Filing an amicus brief on behalf of the company’s workforce, William Haus, a lawyer for Sheet Metal Workers Local 565, said that workers also suffered at the hands of the owners by getting lower wages and benefits than they should have received. Allowing owners to enrich themselves at the expense of the company would also severely weaken collective bargaining agreements, he said.
“There is some degree of creaming off the system that needs to be better regulated, otherwise this is what you get,” says Haus. “There has to be integrity in the system.” The way Virnich and Moores treated their workers clearly illustrates the point.
Workers Got Screwed
In 2000, seeking to improve their abysmal wages and working conditions, 80 percent of the company’s more than one hundred workers signed union authorization cards to be represented by Sheet Metal Workers Local 565. The company brought in the anti-union Melli, Walker law firm, held captive audience meetings, and fired some of the union’s key backers.
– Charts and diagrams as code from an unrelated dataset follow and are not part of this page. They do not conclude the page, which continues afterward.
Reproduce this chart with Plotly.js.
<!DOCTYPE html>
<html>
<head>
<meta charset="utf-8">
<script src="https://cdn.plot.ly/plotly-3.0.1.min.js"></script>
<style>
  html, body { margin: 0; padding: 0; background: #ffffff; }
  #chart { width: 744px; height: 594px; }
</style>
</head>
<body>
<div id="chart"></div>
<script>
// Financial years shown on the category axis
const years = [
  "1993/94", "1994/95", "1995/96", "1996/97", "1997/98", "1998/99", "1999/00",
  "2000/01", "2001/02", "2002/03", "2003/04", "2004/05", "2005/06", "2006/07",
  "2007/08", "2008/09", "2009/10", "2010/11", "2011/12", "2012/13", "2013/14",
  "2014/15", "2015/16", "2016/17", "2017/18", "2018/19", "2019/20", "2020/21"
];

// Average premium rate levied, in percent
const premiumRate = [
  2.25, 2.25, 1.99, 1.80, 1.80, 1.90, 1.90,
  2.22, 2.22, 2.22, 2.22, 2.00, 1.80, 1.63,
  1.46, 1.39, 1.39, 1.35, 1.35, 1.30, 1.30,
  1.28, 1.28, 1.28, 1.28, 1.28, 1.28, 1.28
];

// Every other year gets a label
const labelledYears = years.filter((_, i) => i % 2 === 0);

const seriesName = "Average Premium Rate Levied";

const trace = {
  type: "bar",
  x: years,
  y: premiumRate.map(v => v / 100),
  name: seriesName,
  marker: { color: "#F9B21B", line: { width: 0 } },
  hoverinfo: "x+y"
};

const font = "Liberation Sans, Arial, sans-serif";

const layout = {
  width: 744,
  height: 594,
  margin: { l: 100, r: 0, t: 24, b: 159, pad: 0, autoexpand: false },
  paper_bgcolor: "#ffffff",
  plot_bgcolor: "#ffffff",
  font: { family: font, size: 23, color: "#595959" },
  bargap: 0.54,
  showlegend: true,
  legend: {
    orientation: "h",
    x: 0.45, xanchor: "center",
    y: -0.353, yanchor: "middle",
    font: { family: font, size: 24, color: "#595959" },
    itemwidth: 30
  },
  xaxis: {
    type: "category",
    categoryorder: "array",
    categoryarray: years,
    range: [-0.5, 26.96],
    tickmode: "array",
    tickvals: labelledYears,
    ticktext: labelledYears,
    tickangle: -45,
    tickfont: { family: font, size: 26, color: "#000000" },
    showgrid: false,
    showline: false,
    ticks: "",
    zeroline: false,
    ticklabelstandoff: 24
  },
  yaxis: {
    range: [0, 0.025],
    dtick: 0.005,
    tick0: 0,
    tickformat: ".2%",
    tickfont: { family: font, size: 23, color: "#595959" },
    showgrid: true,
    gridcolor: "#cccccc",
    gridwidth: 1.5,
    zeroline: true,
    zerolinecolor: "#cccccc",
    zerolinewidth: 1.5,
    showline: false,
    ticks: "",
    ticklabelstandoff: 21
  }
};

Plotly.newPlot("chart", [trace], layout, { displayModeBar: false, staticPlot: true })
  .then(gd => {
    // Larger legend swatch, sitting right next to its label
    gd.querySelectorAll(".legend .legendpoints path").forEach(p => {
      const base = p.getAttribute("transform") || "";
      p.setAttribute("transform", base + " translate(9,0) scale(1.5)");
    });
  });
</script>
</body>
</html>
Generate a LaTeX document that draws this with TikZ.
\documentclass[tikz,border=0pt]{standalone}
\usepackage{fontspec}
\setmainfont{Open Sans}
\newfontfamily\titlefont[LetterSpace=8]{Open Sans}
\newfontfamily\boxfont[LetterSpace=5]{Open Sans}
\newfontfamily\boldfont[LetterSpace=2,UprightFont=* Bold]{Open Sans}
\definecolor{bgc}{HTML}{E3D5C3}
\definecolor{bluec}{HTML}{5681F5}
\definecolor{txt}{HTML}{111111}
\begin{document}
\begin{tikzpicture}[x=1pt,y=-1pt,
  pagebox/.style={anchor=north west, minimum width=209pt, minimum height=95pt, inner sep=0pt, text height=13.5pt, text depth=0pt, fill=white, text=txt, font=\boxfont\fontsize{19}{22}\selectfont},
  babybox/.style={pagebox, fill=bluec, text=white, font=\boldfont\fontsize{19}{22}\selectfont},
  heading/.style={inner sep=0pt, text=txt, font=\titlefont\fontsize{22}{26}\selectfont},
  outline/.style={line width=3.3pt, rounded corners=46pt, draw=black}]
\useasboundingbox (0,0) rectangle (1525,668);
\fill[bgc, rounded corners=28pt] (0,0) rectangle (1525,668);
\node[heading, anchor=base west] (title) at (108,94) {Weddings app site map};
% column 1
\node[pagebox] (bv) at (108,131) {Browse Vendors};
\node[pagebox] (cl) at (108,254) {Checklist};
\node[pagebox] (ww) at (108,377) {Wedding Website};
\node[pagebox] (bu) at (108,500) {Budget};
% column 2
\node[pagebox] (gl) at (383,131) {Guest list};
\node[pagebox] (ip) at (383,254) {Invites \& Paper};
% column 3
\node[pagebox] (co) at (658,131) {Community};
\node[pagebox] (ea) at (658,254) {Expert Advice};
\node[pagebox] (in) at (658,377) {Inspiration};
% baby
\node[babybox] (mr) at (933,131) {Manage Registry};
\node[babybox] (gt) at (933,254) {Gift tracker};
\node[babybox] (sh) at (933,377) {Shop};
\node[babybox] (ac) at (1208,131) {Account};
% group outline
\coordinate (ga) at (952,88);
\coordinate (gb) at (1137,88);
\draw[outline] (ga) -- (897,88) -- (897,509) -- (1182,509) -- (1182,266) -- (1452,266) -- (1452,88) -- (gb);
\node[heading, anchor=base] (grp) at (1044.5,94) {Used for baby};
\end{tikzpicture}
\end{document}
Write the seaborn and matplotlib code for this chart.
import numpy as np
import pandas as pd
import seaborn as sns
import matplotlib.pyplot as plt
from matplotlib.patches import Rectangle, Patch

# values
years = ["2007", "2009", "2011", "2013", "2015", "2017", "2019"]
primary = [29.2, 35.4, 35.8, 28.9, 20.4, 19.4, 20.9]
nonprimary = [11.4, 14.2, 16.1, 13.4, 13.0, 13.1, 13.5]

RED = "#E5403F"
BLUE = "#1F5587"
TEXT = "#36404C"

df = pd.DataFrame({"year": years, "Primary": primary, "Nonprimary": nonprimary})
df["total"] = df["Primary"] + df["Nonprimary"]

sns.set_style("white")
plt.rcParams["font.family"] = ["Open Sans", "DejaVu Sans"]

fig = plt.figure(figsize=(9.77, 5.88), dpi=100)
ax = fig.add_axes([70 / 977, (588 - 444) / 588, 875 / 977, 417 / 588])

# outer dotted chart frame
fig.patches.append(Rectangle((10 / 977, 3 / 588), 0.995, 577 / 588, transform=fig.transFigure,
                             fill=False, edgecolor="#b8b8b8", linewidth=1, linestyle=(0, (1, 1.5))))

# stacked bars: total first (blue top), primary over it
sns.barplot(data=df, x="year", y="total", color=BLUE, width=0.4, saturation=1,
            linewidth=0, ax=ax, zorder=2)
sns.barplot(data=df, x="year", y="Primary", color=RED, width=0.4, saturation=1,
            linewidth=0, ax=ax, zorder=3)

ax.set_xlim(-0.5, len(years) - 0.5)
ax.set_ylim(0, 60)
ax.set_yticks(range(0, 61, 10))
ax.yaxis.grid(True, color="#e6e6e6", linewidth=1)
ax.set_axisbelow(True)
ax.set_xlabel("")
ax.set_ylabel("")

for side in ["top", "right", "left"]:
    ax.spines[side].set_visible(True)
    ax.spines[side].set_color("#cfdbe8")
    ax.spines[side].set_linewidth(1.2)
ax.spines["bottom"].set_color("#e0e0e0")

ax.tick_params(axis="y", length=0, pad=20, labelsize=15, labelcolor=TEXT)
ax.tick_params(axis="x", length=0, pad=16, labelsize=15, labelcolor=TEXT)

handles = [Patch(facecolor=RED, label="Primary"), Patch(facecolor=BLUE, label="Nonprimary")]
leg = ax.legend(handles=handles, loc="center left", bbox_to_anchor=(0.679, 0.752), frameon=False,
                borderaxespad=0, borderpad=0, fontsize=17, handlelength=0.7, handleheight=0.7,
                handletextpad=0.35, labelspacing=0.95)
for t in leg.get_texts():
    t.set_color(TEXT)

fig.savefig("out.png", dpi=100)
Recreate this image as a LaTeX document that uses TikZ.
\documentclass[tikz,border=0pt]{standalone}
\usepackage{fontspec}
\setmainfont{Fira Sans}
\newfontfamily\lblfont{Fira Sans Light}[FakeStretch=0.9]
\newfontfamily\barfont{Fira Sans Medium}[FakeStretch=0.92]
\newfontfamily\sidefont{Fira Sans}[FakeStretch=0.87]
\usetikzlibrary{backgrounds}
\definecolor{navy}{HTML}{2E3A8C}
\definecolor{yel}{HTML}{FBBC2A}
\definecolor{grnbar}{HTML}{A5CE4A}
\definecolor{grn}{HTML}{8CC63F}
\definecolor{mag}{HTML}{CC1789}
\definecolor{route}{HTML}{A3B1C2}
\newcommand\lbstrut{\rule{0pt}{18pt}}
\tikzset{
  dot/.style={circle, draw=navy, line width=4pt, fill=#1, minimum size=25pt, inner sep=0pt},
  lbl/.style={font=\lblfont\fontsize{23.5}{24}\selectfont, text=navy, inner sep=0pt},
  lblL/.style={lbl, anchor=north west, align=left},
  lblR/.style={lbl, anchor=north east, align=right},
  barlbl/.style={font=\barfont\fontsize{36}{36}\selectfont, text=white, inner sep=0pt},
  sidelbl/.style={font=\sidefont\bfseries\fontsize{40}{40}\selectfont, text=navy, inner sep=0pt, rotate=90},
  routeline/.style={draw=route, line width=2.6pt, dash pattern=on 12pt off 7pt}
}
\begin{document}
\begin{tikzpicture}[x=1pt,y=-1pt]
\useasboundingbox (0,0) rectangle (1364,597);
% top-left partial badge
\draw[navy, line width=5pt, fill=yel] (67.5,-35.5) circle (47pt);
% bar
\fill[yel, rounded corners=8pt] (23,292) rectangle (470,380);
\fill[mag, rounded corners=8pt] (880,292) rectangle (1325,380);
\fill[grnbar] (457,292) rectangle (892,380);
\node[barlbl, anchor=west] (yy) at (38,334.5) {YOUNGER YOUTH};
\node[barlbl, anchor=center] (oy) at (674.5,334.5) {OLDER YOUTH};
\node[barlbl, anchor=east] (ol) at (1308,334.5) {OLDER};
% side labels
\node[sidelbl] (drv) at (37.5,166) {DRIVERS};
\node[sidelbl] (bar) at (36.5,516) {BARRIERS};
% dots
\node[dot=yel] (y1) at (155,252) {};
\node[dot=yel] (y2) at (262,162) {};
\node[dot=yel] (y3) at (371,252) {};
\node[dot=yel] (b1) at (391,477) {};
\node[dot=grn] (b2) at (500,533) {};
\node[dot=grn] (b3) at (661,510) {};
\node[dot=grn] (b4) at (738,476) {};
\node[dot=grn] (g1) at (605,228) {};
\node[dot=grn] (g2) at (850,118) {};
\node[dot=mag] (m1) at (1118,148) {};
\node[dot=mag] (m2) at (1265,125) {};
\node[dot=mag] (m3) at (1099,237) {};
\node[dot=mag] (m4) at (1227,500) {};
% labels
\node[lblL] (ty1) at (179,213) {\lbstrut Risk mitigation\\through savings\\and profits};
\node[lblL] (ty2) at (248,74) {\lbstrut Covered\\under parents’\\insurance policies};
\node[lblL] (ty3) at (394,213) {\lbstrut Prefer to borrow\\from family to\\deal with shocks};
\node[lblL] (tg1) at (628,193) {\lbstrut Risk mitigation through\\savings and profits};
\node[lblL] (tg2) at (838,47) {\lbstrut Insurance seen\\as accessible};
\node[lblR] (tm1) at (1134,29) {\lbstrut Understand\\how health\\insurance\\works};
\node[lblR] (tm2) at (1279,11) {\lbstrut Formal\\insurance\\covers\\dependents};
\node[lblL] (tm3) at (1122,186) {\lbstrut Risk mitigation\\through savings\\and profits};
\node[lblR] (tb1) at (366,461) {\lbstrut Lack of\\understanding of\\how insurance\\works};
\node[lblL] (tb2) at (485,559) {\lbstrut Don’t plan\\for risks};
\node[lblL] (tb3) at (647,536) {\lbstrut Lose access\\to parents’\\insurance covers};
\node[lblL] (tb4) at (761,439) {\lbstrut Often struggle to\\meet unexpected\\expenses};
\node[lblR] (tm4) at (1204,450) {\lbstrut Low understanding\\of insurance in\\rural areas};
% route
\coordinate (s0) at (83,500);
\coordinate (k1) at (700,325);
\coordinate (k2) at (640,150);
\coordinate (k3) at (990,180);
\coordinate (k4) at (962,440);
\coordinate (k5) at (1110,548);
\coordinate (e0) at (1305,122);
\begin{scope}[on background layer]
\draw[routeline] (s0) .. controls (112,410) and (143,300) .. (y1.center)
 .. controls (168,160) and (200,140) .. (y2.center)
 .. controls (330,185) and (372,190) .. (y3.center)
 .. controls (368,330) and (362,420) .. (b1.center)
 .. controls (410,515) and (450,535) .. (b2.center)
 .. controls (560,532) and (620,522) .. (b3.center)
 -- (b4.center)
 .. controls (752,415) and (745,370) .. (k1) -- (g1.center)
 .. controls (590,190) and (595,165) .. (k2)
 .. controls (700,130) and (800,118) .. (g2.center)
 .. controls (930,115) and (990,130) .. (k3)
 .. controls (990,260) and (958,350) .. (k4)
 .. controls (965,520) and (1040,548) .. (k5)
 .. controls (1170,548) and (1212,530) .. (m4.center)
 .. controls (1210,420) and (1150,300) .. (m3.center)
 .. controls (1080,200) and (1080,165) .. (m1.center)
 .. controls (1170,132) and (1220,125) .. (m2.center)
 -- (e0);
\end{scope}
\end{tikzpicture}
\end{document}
For three weeks after the union won the election in December there was no heat in the plant.
Before SMW 565 got a first contract, half the workforce was permanently laid off, remembers Tim Sullivan, business representative with SMW Local 565. “With Virnich and Moores, it was slim pickings in negotiations. They were always pleading the company was barely surviving and suffering due to foreign competition. “ At the time, workers had a poor benefit package and an average wage on only $7.25 an hour.
Haus remembers that he and Local 565 fought the company when Virnich and Moores unilaterally eliminated an attendance bonus that workers had struggled all year to earn. That case was decided in the union’s favor but Virnich and Moores still refused to pay the workers, or the arbitrator who rendered the decision. Eventually, the company’s receiver finally paid the bonuses workers had earned.
“It’s appalling that Wisconsin Manufacturers and Commerce has come out in support of these guys,” says Sullivan. “The owners only put $150,000 of their own money into the business and pulled $10.5 million out before they literally bled it dry – that’s exactly what they did.”
Even as the business was failing, Virnich and Moores continued to command a huge owner's salary, “a pay-me-first philosophy,” says Sullivan.
Shady Self-Dealing
The owners set up dummy companies to filter the monies they pulled out of this company, Sullivan explains. For example, they created a trust fund in the name of Virnich’s grandson and used it to purchase a piece of equipment for $625,000. The equipment was then installed and leased to the company. By the time of the receivership, they had charged Loudspeaker $2.7 million for the equipment and the money all went into the grandchild’s trust fund.
Virnich, an attorney, presumably learned these self-dealing business practices while he was with Arthur Anderson, the accounting firm whose shady practices brought down the giant Enron.
“These scumbags raped this company and then tried to walk away to Colorado scott-free, back to their $2 million mansions, ski resorts, and fancy sport cars,” says Sullivan. “They may have to pay ultimately, but will they be held accountable, as any common thief would, by doing time in prison? Absolutely not.”
Sullivan credits the employees whose hard work and sheer determination kept the company’s doors open. “These workers are a special breed, they are the best union people,” he said. “They want the union and they’ve had to fight for everything they got.”
As the economy continues to crumble, workers at Loudspeaker are again faced with the possibility of job loss as the company struggles to make ends meet. Only 35 employees remain on the company payroll.
If a favorable decision is reached by the Court, will that set a precedent for future cases of employer misconduct? While it may help, Attorney Haus thinks any changes would be small and incremental. “That’s how the legal system’s set up to work.”